School of Thought – 12 Weeks Naked

Want to know more about School of Thought, have a read of what Mike Emerson, previous winner, has to say about it…

There’s a travesty show on Channel 4 at the moment called Naked Attraction. It asks participants to stand in Perspex boxes completely naked, as different parts of their bodies are slowly revealed. Someone stands at the front, judging their bits and pieces, and eventually they choose who they’d most like to sleep with or something. Unsurprisingly/disappointedly, it’s been hugely successful and everyone’s wondering if they could do it. Whilst baring all for a bit of ‘I’ve had my balls on TV’ banter at your local Wetherspoons is about as boring as it gets, I’d imagine it’s also quite daunting. I can’t imagine, though, that it’s any worse than School of Thought.

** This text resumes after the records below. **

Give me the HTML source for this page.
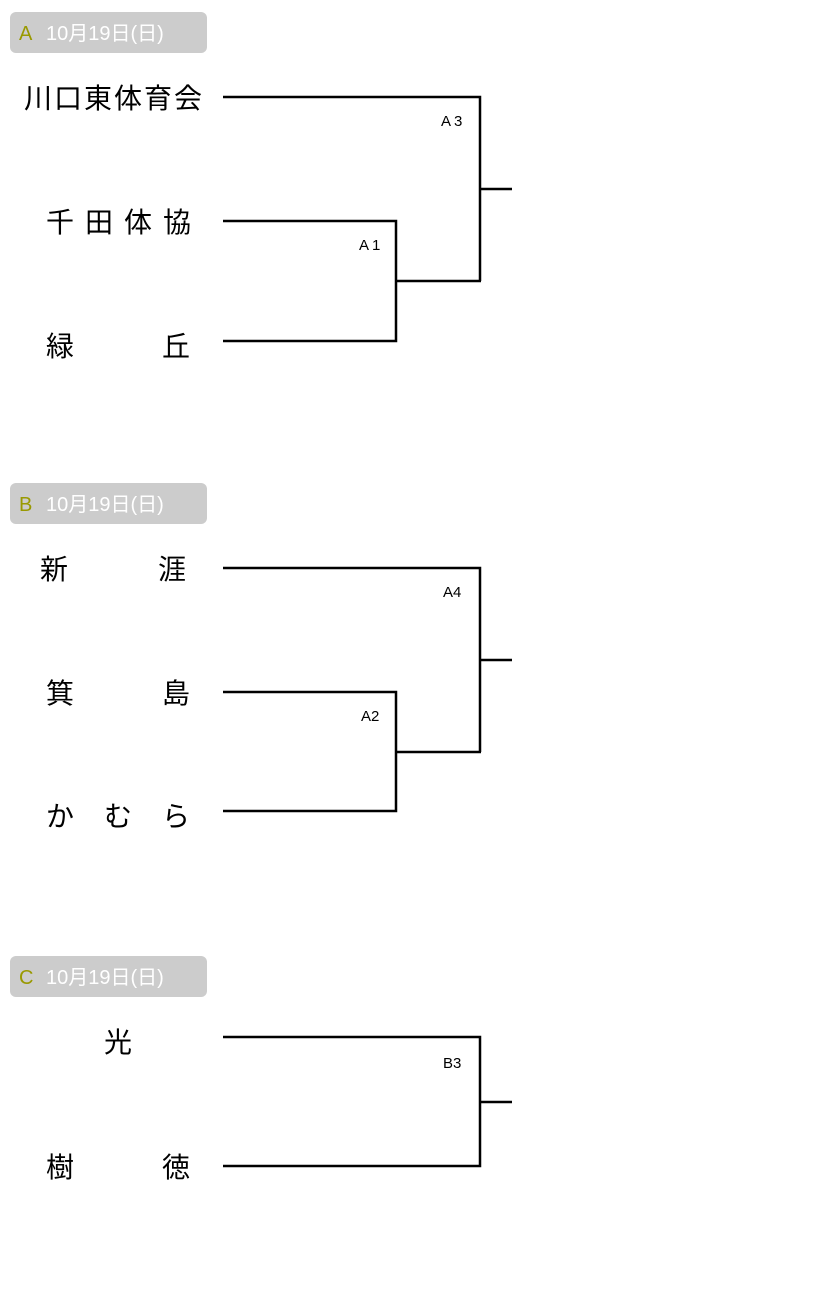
<!DOCTYPE html>
<html><head><meta charset="utf-8"><style>
body{margin:0;background:#fff;}
svg{display:block;font-family:"Liberation Sans","Noto Sans CJK JP",sans-serif;}
.n{font-size:28px;fill:#000;}
.l{font-size:15px;fill:#000;}
.h{font-size:20px;fill:#fff;}
.hl{font-size:20px;fill:#999900;}
</style></head><body>
<svg width="840" height="1302" viewBox="0 0 840 1302">
<g fill="#cccccc">
<rect x="10" y="12" width="197" height="41" rx="6"/>
<rect x="10" y="483" width="197" height="41" rx="6"/>
<rect x="10" y="956" width="197" height="41" rx="6"/>
</g>
<text class="hl" x="19" y="40">A</text><text class="h" x="46" y="40">10月19日(日)</text>
<text class="hl" x="19" y="511">B</text><text class="h" x="46" y="511">10月19日(日)</text>
<text class="hl" x="19" y="984">C</text><text class="h" x="46" y="984">10月19日(日)</text>

<g stroke="#000" stroke-width="2.5" fill="none">
<polyline points="223,97 480,97 480,281"/>
<line x1="480" y1="189" x2="512" y2="189"/>
<polyline points="223,221 396,221 396,341 223,341"/>
<line x1="396" y1="281" x2="481" y2="281"/>

<polyline points="223,568 480,568 480,752"/>
<line x1="480" y1="660" x2="512" y2="660"/>
<polyline points="223,692 396,692 396,811 223,811"/>
<line x1="396" y1="752" x2="481" y2="752"/>

<polyline points="223,1037 480,1037 480,1166 223,1166"/>
<line x1="480" y1="1102" x2="512" y2="1102"/>
</g>

<text class="l" x="441" y="126" letter-spacing="3">A3</text>
<text class="l" x="359" y="250" letter-spacing="3">A1</text>
<text class="l" x="443" y="597">A4</text>
<text class="l" x="361" y="721">A2</text>
<text class="l" x="443" y="1068">B3</text>

<text class="n" x="24" y="108" letter-spacing="2">川口東体育会</text>
<text class="n" x="46" y="232" letter-spacing="11">千田体協</text>
<text class="n" x="46" y="356">緑</text><text class="n" x="162" y="356">丘</text>
<text class="n" x="40" y="579">新</text><text class="n" x="158" y="579">涯</text>
<text class="n" x="46" y="703">箕</text><text class="n" x="162" y="703">島</text>
<text class="n" x="46" y="826">か</text><text class="n" x="104" y="826">む</text><text class="n" x="162" y="826">ら</text>
<text class="n" x="104" y="1052">光</text>
<text class="n" x="46" y="1177">樹</text><text class="n" x="162" y="1177">徳</text>
</svg>
</body></html>
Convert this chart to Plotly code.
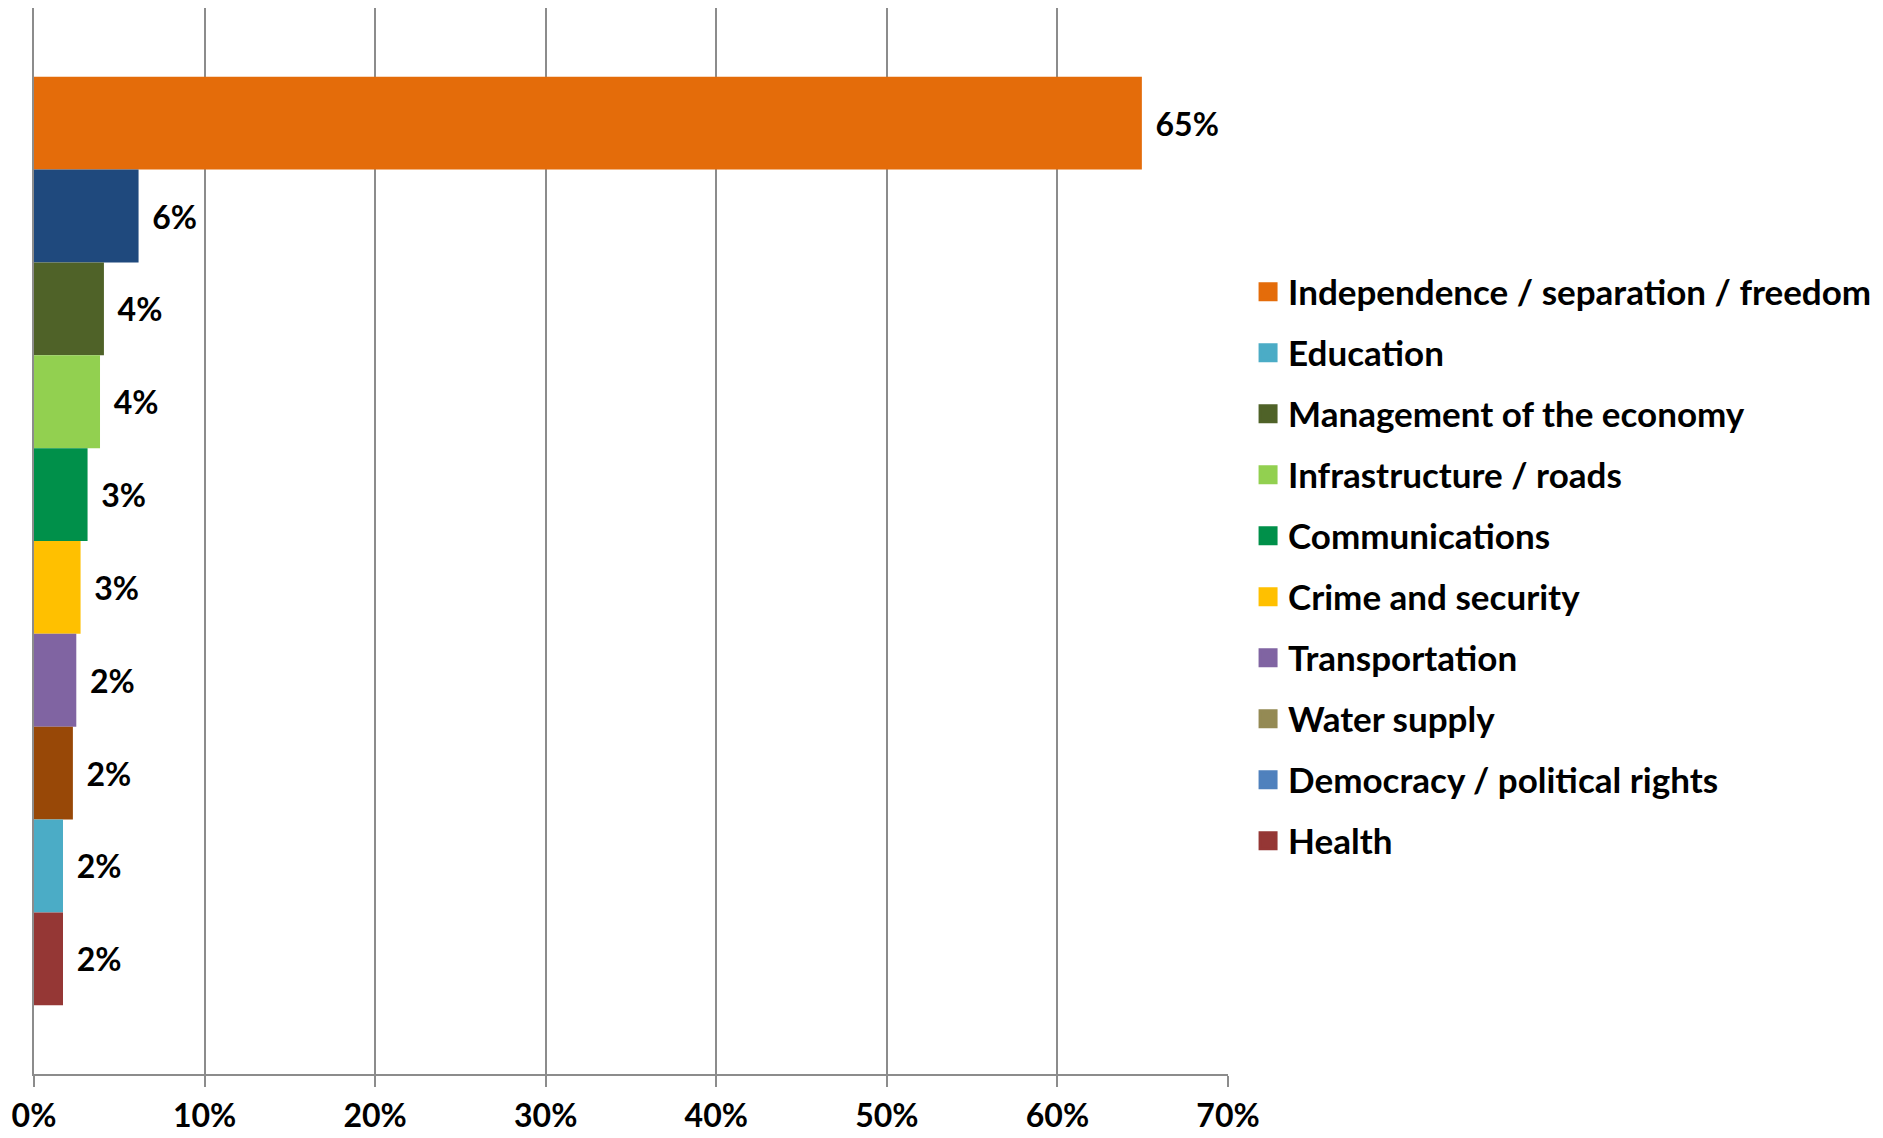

I was on the course last year, and showing off the (sometimes hideous) baby you’ve been working on day and night to a room full of twelve strangers is about as anxiety inducing as it gets. You see – for whatever reason – you’re going into that room believing that your piece of paper holds an answer to the brief, that other people will understand said paper, and that maybe they’ll be able to tell that the tree you’ve drawn in the corner is actually the expression of a forty something male looking longingly at this beautiful new car. (They won’t).

Once the initial fear fades, the intensity kicks in. You’ve basically got two days to come up with a solution, plus a possible wedge on Thursday lunch hour if you’re not snowed under. And that’s just the thing. Take out your working hours, your showers, your meals and your social life, and you’re left with all of 6 hours to crack an almighty problem. You have to learn to let the thinking spread over all of those things, and use the concentrated hours to actually get it into a pad. Be prepared for mid sex mood killers, as you crack just how to make margarine great whilst simultaneously repelling your partner, and the repetition of ‘please don’t forget’ chants whilst you sprint out of the supermarket to the nearest biro. It becomes that consuming.

The riches are worthwhile though. If the twelve creative director contacts don’t do it for you, the eleven brutally honest peers will – Thursday beers send things speeding into back scratching or bluntness. You’ll be glad to know there’s genuine learning too, which sort of manifests as a two-fold process. There’s the direct stuff you get on the Monday nights, and the things you leave the course with. The actual insight at the lectures can be as divisive as it is intriguing, the twelve-week duration offering a broad spectrum of topics to be covered.

The level of diversity in people and content offers up an unrivalled opportunity for positioning yourself too – you’ll know exactly what types of people you want to work with, and how to deal with those you don’t. You’ll learn which parts of the industry you enjoy working on, and which you’re absolutely shite at.

In terms of personal ‘development’ (*gags*), there’s truck loads of that. My main aim was to have a book of advertising based ideas by the end of the course. That worked better than expected, as I was left with a range of different media I never would have covered individually (print till I die). I learnt a lot about trimming too – I’m known to brain dump 86 disconnected scraps of paper on the table during a crit, scared that I might skip past something that could be relatively OK. Figuring out how to know when something is worth spending more time on, and when to cut it out was a massive jump forward for me. You present better as it goes along too – thickening skin fed by an evolving mix of actual progress, confidence, and increasingly focused couldn’t-give-a-shit attitude.

I can’t remember too much about how it all ended. There was some sort of ceremony, work stuck all over the walls. Lots of different potions to drink, lots of different potions drank. I was happy with what I’d personally got from the course, and then I got made to stand in front of lots of people whilst they clapped and told me to go to the south of France. I went there, bumbled around for a week, and now I’ve come back to a job in advertising – all about as unfathomable as the course itself. I wouldn’t be too surprised if I got asked to stand naked in a box next.